Abstract
In generalized zero shot learning (GZSL), the set of classes are split into
seen and unseen classes, where training relies on the semantic features of the
seen and unseen classes and the visual representations of only the seen
classes, while testing uses the visual representations of the seen and unseen
classes. Current methods address GZSL by learning a transformation from the
visual to the semantic space, exploring the assumption that the distribution of
classes in the semantic and visual spaces is relatively similar. Such methods
tend to transform unseen testing visual representations into one of the seen
classes' semantic features instead of the semantic features of the correct
unseen class, resulting in low accuracy GZSL classification. Recently,
generative adversarial networks (GAN) have been explored to synthesize visual
representations of the unseen classes from their semantic features - the
synthesized representations of the seen and unseen classes are then used to
train the GZSL classifier.
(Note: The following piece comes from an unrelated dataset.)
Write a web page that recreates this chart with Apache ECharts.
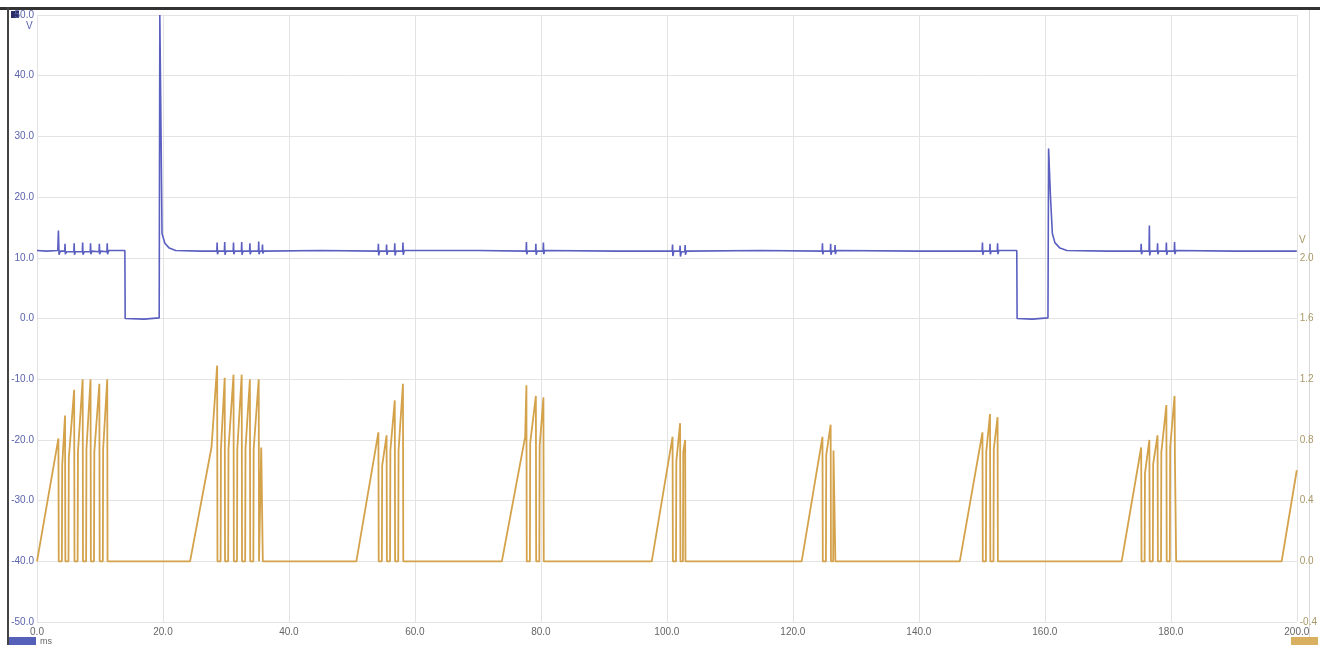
<!DOCTYPE html>
<html>
<head>
<meta charset="utf-8">
<script src="https://cdn.jsdelivr.net/npm/echarts@6/dist/echarts.min.js"></script>
<style>html,body{margin:0;padding:0;background:#fff}#c{width:1320px;height:645px}</style>
</head>
<body>
<div id="c"></div>
<script>
// Time axis (ms) and scales
const timeRange = [0, 200];
const voltRange = [-50, 50];
const rightRange = [-0.4, 3.6];

// Channel A (blue, left axis, V): [time ms, volts]
const blueTrace = [
  [0,11.2],[1.5,11.1],[3.3,11.2],[3.4,14.5],[3.5,10.5],[3.7,11.1],
  [4.4,11.1],[4.45,12.3],[4.5,10.6],[4.7,11.0],
  [5.85,11.0],[5.9,12.4],[5.95,10.5],[6.1,11.0],
  [7.2,11.0],[7.25,12.5],[7.3,10.5],[7.5,11.0],
  [8.45,11.0],[8.5,12.4],[8.55,10.6],[8.7,11.1],
  [9.85,11.0],[9.9,12.3],[9.95,10.6],[10.1,11.1],
  [11.1,11.0],[11.15,12.4],[11.2,10.6],[11.4,11.2],
  [13.95,11.2],[14.0,0],[14.1,-0.2],[17.0,-0.1],[19.4,0.1],
  [19.5,50],[19.7,30],[19.85,14],[20.3,12.4],[21.0,11.6],[22.0,11.2],
  [26.0,11.1],[28.55,11.1],[28.6,12.5],[28.65,10.6],[28.8,11.1],
  [29.75,11.1],[29.8,12.6],[29.85,10.5],[30.0,11.1],
  [31.15,11.1],[31.2,12.5],[31.25,10.6],[31.4,11.1],
  [32.45,11.1],[32.5,12.6],[32.55,10.5],[32.7,11.1],
  [33.75,11.1],[33.8,12.4],[33.85,10.6],[34.0,11.1],
  [35.15,11.1],[35.2,12.7],[35.25,10.6],[35.4,11.1],
  [35.75,11.1],[35.8,12.2],[35.85,10.7],[36.0,11.1],
  [45.0,11.2],[54.15,11.1],[54.2,12.3],[54.25,10.4],[54.4,11.1],
  [55.45,11.1],[55.5,12.2],[55.55,10.5],[55.7,11.1],
  [56.75,11.1],[56.8,12.4],[56.85,10.4],[57.0,11.1],
  [58.05,11.1],[58.1,12.5],[58.15,10.5],[58.3,11.2],
  [70.0,11.2],[77.65,11.1],[77.7,12.6],[77.75,10.6],[77.9,11.1],
  [79.15,11.1],[79.2,12.3],[79.25,10.5],[79.4,11.1],
  [80.35,11.1],[80.4,12.5],[80.45,10.6],[80.6,11.2],
  [92.0,11.1],[100.85,11.1],[100.9,12.2],[100.95,10.3],[101.1,11.1],
  [102.05,11.1],[102.1,12.0],[102.15,10.2],[102.3,11.0],
  [102.85,11.0],[102.9,12.1],[102.95,10.5],[103.1,11.1],
  [115.0,11.2],[124.65,11.1],[124.7,12.4],[124.75,10.6],[124.9,11.1],
  [125.95,11.1],[126.0,12.3],[126.05,10.5],[126.2,11.1],
  [126.65,11.1],[126.7,12.1],[126.75,10.6],[126.9,11.2],
  [140.0,11.1],[150.05,11.1],[150.1,12.5],[150.15,10.5],[150.3,11.1],
  [151.25,11.1],[151.3,12.3],[151.35,10.6],[151.5,11.1],
  [152.45,11.1],[152.5,12.4],[152.55,10.6],[152.7,11.2],
  [155.55,11.2],[155.6,0],[155.7,-0.2],[158.0,-0.1],[160.5,0.1],
  [160.6,28],[160.9,20],[161.2,14],[161.6,12.5],[162.4,11.6],[163.5,11.2],
  [170.0,11.1],[175.25,11.1],[175.3,12.3],[175.35,10.6],[175.5,11.1],
  [176.55,11.1],[176.6,15.3],[176.65,10.4],[176.8,11.1],
  [177.85,11.1],[177.9,12.4],[177.95,10.6],[178.1,11.1],
  [179.25,11.1],[179.3,12.5],[179.35,10.5],[179.5,11.1],
  [180.55,11.1],[180.6,12.6],[180.65,10.6],[180.8,11.2],
  [190.0,11.1],[200.0,11.1]
];

// Channel B (gold, right axis): [time ms, value]
const goldTrace = [
  [0,0],[3.4,0.81],[3.45,0],[3.95,0],[4.0,0.63],[4.45,0.96],[4.5,0],[5.0,0],[5.05,0.68],
  [5.9,1.13],[5.95,0],[6.45,0],[6.5,0.72],[7.25,1.2],[7.3,0],[7.8,0],[7.85,0.74],
  [8.5,1.2],[8.55,0],[9.05,0],[9.1,0.72],[9.9,1.17],[9.95,0],[10.45,0],[10.5,0.74],
  [11.15,1.2],[11.2,0],
  [24.3,0],[27.7,0.75],[28.6,1.29],[28.65,0],[29.15,0],[29.2,0.74],[29.8,1.21],[29.85,0],[30.35,0],[30.4,0.74],
  [31.2,1.23],[31.25,0],[31.75,0],[31.8,0.74],[32.5,1.23],[32.55,0],[33.05,0],[33.1,0.74],
  [33.8,1.2],[33.85,0],[34.35,0],[34.4,0.74],[35.2,1.2],[35.25,0],[35.55,0],[35.6,0.75],[35.8,0.75],[35.85,0],
  [50.7,0],[54.2,0.85],[54.25,0],[54.75,0],[54.8,0.63],[55.5,0.83],[55.55,0],[56.05,0],[56.1,0.73],
  [56.8,1.06],[56.85,0],[57.35,0],[57.4,0.73],[58.1,1.17],[58.15,0],
  [73.8,0],[77.5,0.82],[77.7,1.16],[77.75,0],[78.25,0],[78.3,0.78],[79.2,1.09],[79.25,0],[79.75,0],[79.8,0.76],
  [80.4,1.08],[80.45,0],
  [97.6,0],[100.9,0.82],[100.95,0],[101.45,0],[101.5,0.66],[102.1,0.91],[102.15,0],[102.55,0],[102.6,0.72],
  [102.9,0.80],[102.95,0],
  [121.4,0],[124.7,0.82],[124.75,0],[125.25,0],[125.3,0.7],[126.0,0.90],[126.05,0],[126.4,0],[126.45,0.73],
  [126.7,0.73],[126.75,0],
  [146.5,0],[150.1,0.85],[150.15,0],[150.65,0],[150.7,0.72],[151.3,0.97],[151.35,0],[151.85,0],[151.9,0.74],
  [152.5,0.95],[152.55,0],
  [172.2,0],[175.3,0.75],[175.35,0],[175.85,0],[175.9,0.58],[176.6,0.80],[176.65,0],[177.15,0],[177.2,0.64],
  [177.9,0.83],[177.95,0],[178.45,0],[178.5,0.72],[179.3,1.03],[179.35,0],[179.85,0],[179.9,0.75],
  [180.6,1.09],[180.65,0.70],[180.8,0.70],[180.85,0],
  [197.6,0],[200,0.6]
];

const blueColor = '#5a5fc0';
const goldColor = '#d4a24a';

const chart = echarts.init(document.getElementById('c'), null, {renderer:'canvas'});
chart.setOption({
  animation: false,
  backgroundColor: '#ffffff',
  grid: {left: 37, right: 23, top: 15, bottom: 23, containLabel: false},
  xAxis: {
    type: 'value', min: timeRange[0], max: timeRange[1], interval: 20,
    axisLine: {show: false}, axisTick: {show: false},
    axisLabel: {color: '#666', fontSize: 10, fontFamily: 'Liberation Sans', margin: 5,
      formatter: v => v.toFixed(1)},
    splitLine: {show: true, lineStyle: {color: '#e3e3e3', width: 1}}
  },
  yAxis: [
    {
      type: 'value', min: voltRange[0], max: voltRange[1], interval: 10, position: 'left',
      axisLine: {show: false}, axisTick: {show: false},
      axisLabel: {color: '#5a62aa', fontSize: 10, fontFamily: 'Liberation Sans', margin: 3,
        formatter: v => v.toFixed(1)},
      splitLine: {show: true, lineStyle: {color: '#e3e3e3', width: 1}}
    },
    {
      type: 'value', min: rightRange[0], max: rightRange[1], interval: 0.4, position: 'right',
      axisLine: {show: false}, axisTick: {show: false},
      axisLabel: {color: '#a89868', fontSize: 10, fontFamily: 'Liberation Sans', margin: 3,
        formatter: v => (v <= 2.001 ? v.toFixed(1) : '')},
      splitLine: {show: false}
    }
  ],
  series: [
    {
      type: 'line', name: 'A', xAxisIndex: 0, yAxisIndex: 0, data: blueTrace,
      showSymbol: false, symbol: 'none', clip: true,
      lineStyle: {color: blueColor, width: 1.6}, z: 3
    },
    {
      type: 'line', name: 'B', xAxisIndex: 0, yAxisIndex: 1, data: goldTrace,
      showSymbol: false, symbol: 'none', clip: true,
      lineStyle: {color: goldColor, width: 1.8}, z: 2
    }
  ],
  graphic: [
    {type: 'rect', shape: {x: 0, y: 7, width: 1320, height: 3}, style: {fill: '#333'}, silent: true},
    {type: 'rect', shape: {x: 7, y: 7, width: 2, height: 638}, style: {fill: '#444'}, silent: true},
    {type: 'rect', shape: {x: 1309, y: 10, width: 1, height: 635}, style: {fill: '#d8d8d8'}, silent: true},
    {type: 'rect', shape: {x: 11, y: 11, width: 8, height: 7}, style: {fill: '#2a2f6a'}, silent: true},
    {type: 'text', left: 26, top: 21, style: {text: 'V', fill: '#5a62aa', font: '10px "Liberation Sans"'}},
    {type: 'text', left: 1299, top: 235, style: {text: 'V', fill: '#a89868', font: '10px "Liberation Sans"'}},
    {type: 'rect', shape: {x: 9, y: 637, width: 27, height: 8}, style: {fill: '#5560b8'}, silent: true},
    {type: 'text', left: 40, top: 637, style: {text: 'ms', fill: '#666', font: '9px "Liberation Sans"'}},
    {type: 'rect', shape: {x: 1291, y: 637, width: 27, height: 8}, style: {fill: '#d8b060'}, silent: true}
  ]
});
</script>
</body>
</html>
This approach has been shown to boost GZSL
classification accuracy, however, there is no guarantee that synthetic visual
representations can generate back their semantic feature in a multi-modal
cycle-consistent manner. This constraint can result in synthetic visual
representations that do not represent well their semantic features. In this
paper, we propose the use of such constraint based on a new regularization for
the GAN training that forces the generated visual features to reconstruct their
original semantic features. Once our model is trained with this multi-modal
cycle-consistent semantic compatibility, we can then synthesize more
representative visual representations for the seen and, more importantly, for
the unseen classes. Our proposed approach shows the best GZSL classification
results in the field in several publicly available datasets.